In the first place, while not directly relevant to the issue, Obama did not rush to congratulate EPN on behalf of the "American ruling class with all its investments in Mexico." The ruling class in the United States is based on the hegemonic fraction of capital, the transnational corporations. These corporations span the globe and their executives and directors come from many different countries. Transnationals also have interlocking boards of directors. So the "American ruling class" cannot be differentiated from the Mexican ruling class or the ruling class from any country within the U.S.-OECD bloc--they are one class. Obama congratulated EPN because the U.S. is the global defender of the interests of transnational corporations and the transnational capitalist class.
Now to the elections:
The statement, "I do not believe that one can build a politically independent or eventually socialist working class movement within such a political operation as López Obador’s Morena organization or in the corrupt PRD," is true, but it is not the issue. Mexico in 2012 is not the same country as it was even in 2006. Decades of neoliberal policies have impoverished the people, displaced hundreds of thousands of small farmers as agriculture was transformed by capitalist production methods, and made the country more violent. The world economic crisis has hit Mexico as it has all other countries. Further exacerbating the crisis is the forced return of hundreds of thousands of workers from the U.S., which deprives the state (and the people) of some of the remittances it has counted on to close its trade deficit and as a social pressure release valve.
All that was needed at this point was an issue that galvanized the people. In Canada, it's student debt; in Mexico, it's electoral fraud. I agree that AMLO should not be trusted, and he may even be a U.S. asset like El Salvador's Mauricio Funes, who's first job was working for the CIA. However, it is what the people do at this point that counts, and the people are rising up. So the PRT made the right decision strategically, to support the candidacy, because it is now in a position to push the struggle to the left and raise the demand of ending neoliberalism, which it is doing. It is also in a position to recruit honest members of the PRD and MORENA to its side.
But the student movement is especially significant, because the students are embracing the participatory and democratic forms of organization and struggle pioneered by Spain's "indignados," the first occupiers. They are also reaching out to workers and ordinary people and forming an alliance that has the potential to challenge the reformist and opportunistic tendencies of the PRD and MORENA. We are just witnessing the beginning.

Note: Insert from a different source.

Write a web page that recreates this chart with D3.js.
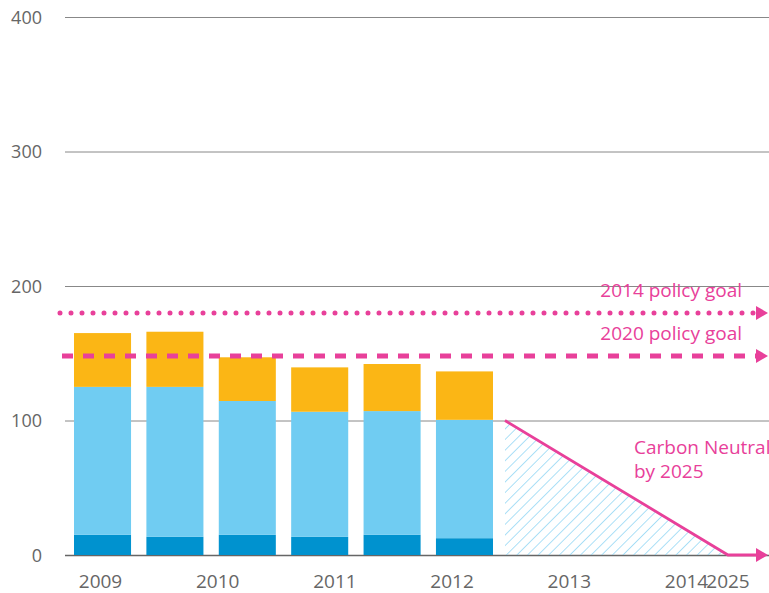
<!DOCTYPE html>
<html lang="en">
<head>
<meta charset="utf-8">
<title>Carbon emissions</title>
<script src="https://cdn.jsdelivr.net/npm/d3@7"></script>
<style>
  body { margin: 0; background: #fff; }
  svg text { font-family: "Open Sans", "Noto Sans", sans-serif; }
  .tick text { fill: #666; font-size: 18px; }
</style>
</head>
<body>
<div id="chart"></div>
<script>
// data
var years = ["2009", "2010", "2011", "2012", "2013", "2014"];
var scopeA = [15, 13.5, 15, 13.5, 15, 12.5];      // dark blue
var scopeB = [110, 111.5, 99.5, 93, 92, 88];      // light blue
var scopeC = [40, 41, 32.5, 33, 35, 36];          // orange
var yTicks = [0, 100, 200, 300, 400];
var xLabels = ["2009", "2010", "2011", "2012", "2013", "2014"];
var goal2014 = 180;
var goal2020 = 148;
var neutralYears = [2013, 2025];
var neutralVals = [100, 0];

var W = 769, H = 593;
var colors = ["#0092cf", "#70ccf2", "#fbb615"];
var pink = "#e8409a";

var svg = d3.select("#chart").append("svg")
  .attr("width", W).attr("height", H);

var y = d3.scaleLinear().domain([0, 400]).range([555, 17]);
var xBar = d3.scaleBand().domain(years).range([74, 493]).paddingInner(0.212).paddingOuter(0);
var xLab = d3.scalePoint().domain(xLabels).range([100, 686]);
var xProj = d3.scaleLinear().domain(neutralYears).range([505, 728]);

// hatch pattern
var defs = svg.append("defs");
defs.append("pattern")
  .attr("id", "hatch")
  .attr("patternUnits", "userSpaceOnUse")
  .attr("width", 7.5).attr("height", 7.5)
  .attr("patternTransform", "rotate(45)")
  .append("line")
  .attr("x1", 0).attr("y1", 0).attr("x2", 0).attr("y2", 7.5)
  .attr("stroke", "#7fcff2").attr("stroke-width", 1.3);

// gridlines + y labels
var yAxis = d3.axisLeft(y).tickValues(yTicks).tickSize(0).tickPadding(23);
var gy = svg.append("g").attr("transform", "translate(65,0)").call(yAxis);
gy.select(".domain").remove();
gy.selectAll(".tick text").attr("dy", "0.35em");
gy.selectAll(".tick").append("line")
  .attr("x1", 0).attr("x2", W - 65)
  .attr("stroke", function(d) { return d === 0 ? "#666" : "#888"; })
  .attr("stroke-width", function(d) { return d === 0 ? 1.6 : 1; });

// stacked bars
var rows = years.map(function(yr, i) {
  return { year: yr, a: scopeA[i], b: scopeB[i], c: scopeC[i] };
});
var series = d3.stack().keys(["a", "b", "c"])(rows);
svg.append("g").selectAll("g").data(series).enter().append("g")
  .attr("fill", function(d, i) { return colors[i]; })
  .selectAll("rect").data(function(d) { return d; }).enter().append("rect")
  .attr("x", function(d) { return xBar(d.data.year); })
  .attr("width", xBar.bandwidth())
  .attr("y", function(d) { return y(d[1]); })
  .attr("height", function(d) { return y(d[0]) - y(d[1]); });

// carbon neutral projection
var pts = neutralYears.map(function(yr, i) { return [xProj(yr), y(neutralVals[i])]; });
svg.append("path")
  .attr("d", d3.line()([pts[0], pts[1], [pts[0][0], y(0)]]) + "Z")
  .attr("fill", "url(#hatch)");
svg.append("path")
  .attr("d", d3.line()([pts[0], pts[1], [756, y(0)]]))
  .attr("fill", "none").attr("stroke", pink).attr("stroke-width", 2.8);

function arrow(yy) {
  svg.append("path")
    .attr("d", "M756," + (yy - 7) + "L768," + yy + "L756," + (yy + 7) + "Z")
    .attr("fill", pink);
}
arrow(y(0));

// goal lines
svg.append("line")
  .attr("x1", 60).attr("x2", 756)
  .attr("y1", y(goal2014)).attr("y2", y(goal2014))
  .attr("stroke", pink).attr("stroke-width", 5)
  .attr("stroke-linecap", "round").attr("stroke-dasharray", "0 11");
arrow(y(goal2014));
svg.append("line")
  .attr("x1", 62).attr("x2", 756)
  .attr("y1", y(goal2020)).attr("y2", y(goal2020))
  .attr("stroke", pink).attr("stroke-width", 5)
  .attr("stroke-dasharray", "11 10");
arrow(y(goal2020));

svg.append("text").attr("x", 742).attr("y", 297)
  .attr("text-anchor", "end").attr("fill", pink).attr("font-size", 19)
  .text("2014 policy goal");
svg.append("text").attr("x", 742).attr("y", 340)
  .attr("text-anchor", "end").attr("fill", pink).attr("font-size", 19)
  .text("2020 policy goal");

var cn = svg.append("text").attr("x", 634).attr("y", 454)
  .attr("fill", pink).attr("font-size", 19);
cn.append("tspan").attr("x", 634).text("Carbon Neutral");
cn.append("tspan").attr("x", 634).attr("dy", 24).text("by 2025");

// x labels
var xAxis = d3.axisBottom(xLab).tickSize(0).tickPadding(0);
var gx = svg.append("g").attr("transform", "translate(0,581)").call(xAxis);
gx.select(".domain").remove();
gx.selectAll(".tick text").attr("dy", "0.35em").style("font-size", "19px");
svg.append("text")
  .attr("x", xProj(2025)).attr("y", 581).attr("dy", "0.35em")
  .attr("text-anchor", "middle").attr("fill", "#666").attr("font-size", 19)
  .text("2025");
</script>
</body>
</html>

Regarding the drive-by at Hugo Chávez, people who have studied the Bolivarian revolution and gone to Venezuela understand what a great socialist leader he is, not only in Venezuela but throughout Latin America. To separate him from the socialist movement he founded is ludicrous. Chávez began the campaign to rewrite the constitution when he was running for president in 1997, calling on all social sectors to form constitutional assembly fronts. Nor can he be blamed for the government corruption left over from the old regime, which he has struggled against since he took office. One example of this is his creation of local communal councils, which are parallel governments with participatory planning a budgeting. These were necessary to get around local politicians who were not meeting people's needs but just advancing their own interests.
Criticizing the governments of Venezuela and Bolivia may have its place, but only at the very bottom of a long series of articles criticizing the other governments in the region, starting with the United States, Colombia and Mexico.